O Sindicato de Magistrados do Ministério Público mostra indignação: diz que o Ministério da Justiça faz propaganda para encher o olho, mas que é do pêlo dos juízes e procuradores que sairá tudo: “Pretende-se abrir mais tribunais com os mesmos magistrados e funcionários, anunciando-se com pompa esta medida sem que se assegurem os meios necessários. Quem irá ter de desdobrar-se e esticar-se até aos limites serão os magistrados”.

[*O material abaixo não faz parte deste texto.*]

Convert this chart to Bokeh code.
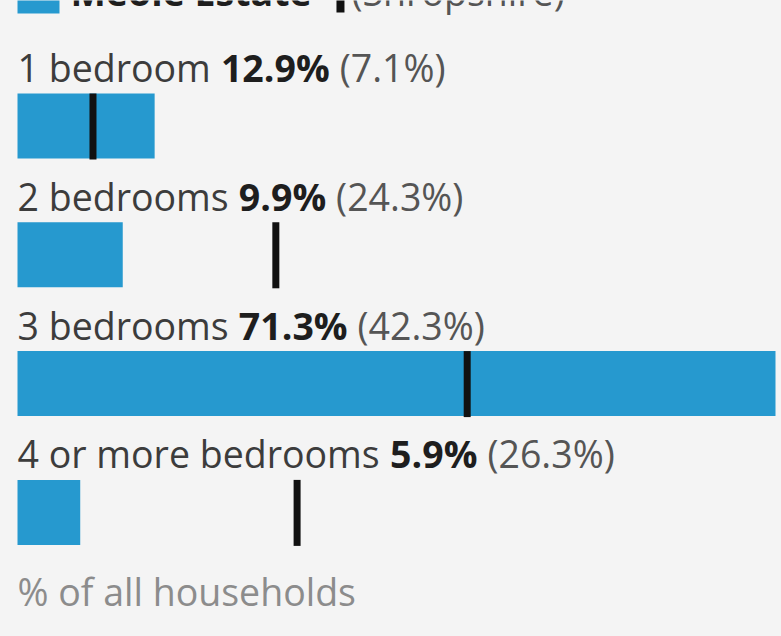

E a Associação Sindical dos Juízes Portugueses fala mesmo em populismo, numa tentativa de agradar ao eleitorado mesmo sem providenciar os recursos necessários à medida decretada, que implica que as acções cíveis até 50 mil euros sejam julgadas nos tribunais de proximidade – apesar de aqui não existirem “equipamentos electrónicos nem sequer códigos [civis ou penais] actualizados”. Nem isso nem, na maioria das situações, “condições mínimas de higiene, salubridade e segurança”.

O sindicato dos juízes dá alguns exemplos, como o do juízo de proximidade de Mira, em Cantanhede, onde, quando chove, “a água escorre pelas paredes interiores e alaga a entrada da sala de audiências, obrigando à colocação de baldes” no local. Devido às infiltrações, “há partes do soalho de madeira com buracos”. Além de tudo, assinala a mesma associação, “não se tem conhecimento de que a população exija uma solução” deste tipo: ao contrário dos processos-crime, que com frequência despertam o interesse das comunidades locais onde são praticados os delitos, os processos cíveis “pouco interesse têm para a comunidade”.

Por isso, o sindicato dos juízes está contra esta proposta. Mas nem por isso deixa de apresentar uma sugestão, por sinal idêntica à dos municípios: a retoma plena de funções destes balcões de atendimento, que voltariam assim a ser verdadeiros tribunais.